Pieter Laeremans
Pieter Laeremans

Reputation: 21

How to find connection leaks on PostgreSQL cloud sql

I’m using Postgres provisioned by Google Cloud SQL, Recently we see the number of connections to increase by a lot.

Had to raise the limit from 200 to 500, then to 1000. In Google Cloud console Postgres reports 800 currenct connections.

However I have no idea where these connections come from. We have one app engine service, with not a lot of traffic at the moment accessing it, another application hosted on kubernetes. And a dozen or so batch jobs that connect to it. Clearly there must be some connection leakage somewhere.

Is there any way I can see from where these connections originate ?

All applications connecting to it are Java based at the moment. They use the HikariCP connection pool. I’m considering changing the “test query”upon connection to insert a record in a log table. Hence I could perhaps find out from where the connections originate.

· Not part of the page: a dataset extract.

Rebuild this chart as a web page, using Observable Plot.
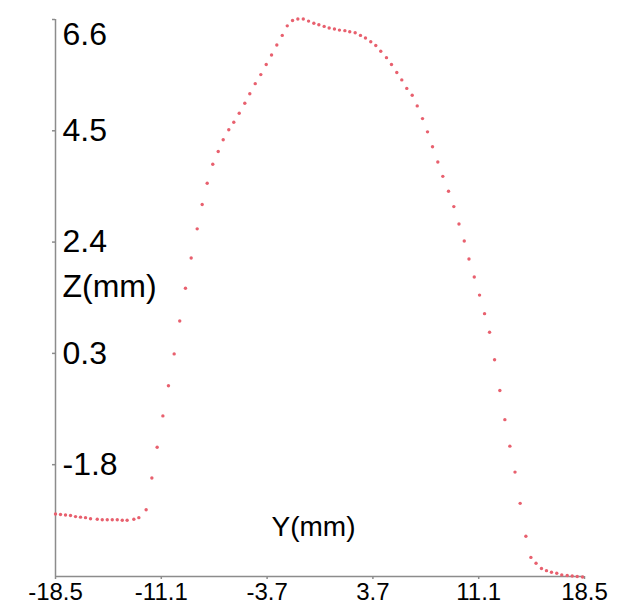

But are there better ways available?

Thanks,

Upvotes: 0

Views: 1420

Answers (1)

Maxim
Maxim

Reputation: 4441

Consider monitoring connection activity with pg_stat_activity, i.e: SELECT * from pg_stat_activity;.

As per the documentation:

Connections that show an IP address, such as 1.2.3.4, are connecting using IP. Connections with cloudsqlproxy~1.2.3.4 are using the Cloud SQL Proxy, or else they originated from App Engine. Connections from localhost are usually to a First Generation instance from App Engine, although that path is also used by some internal Cloud SQL processes.

Also, take a look at the best practices for managing database connections that contain information on opening and closing connections, connection count, or on how to set a connection duration in the Java programming language.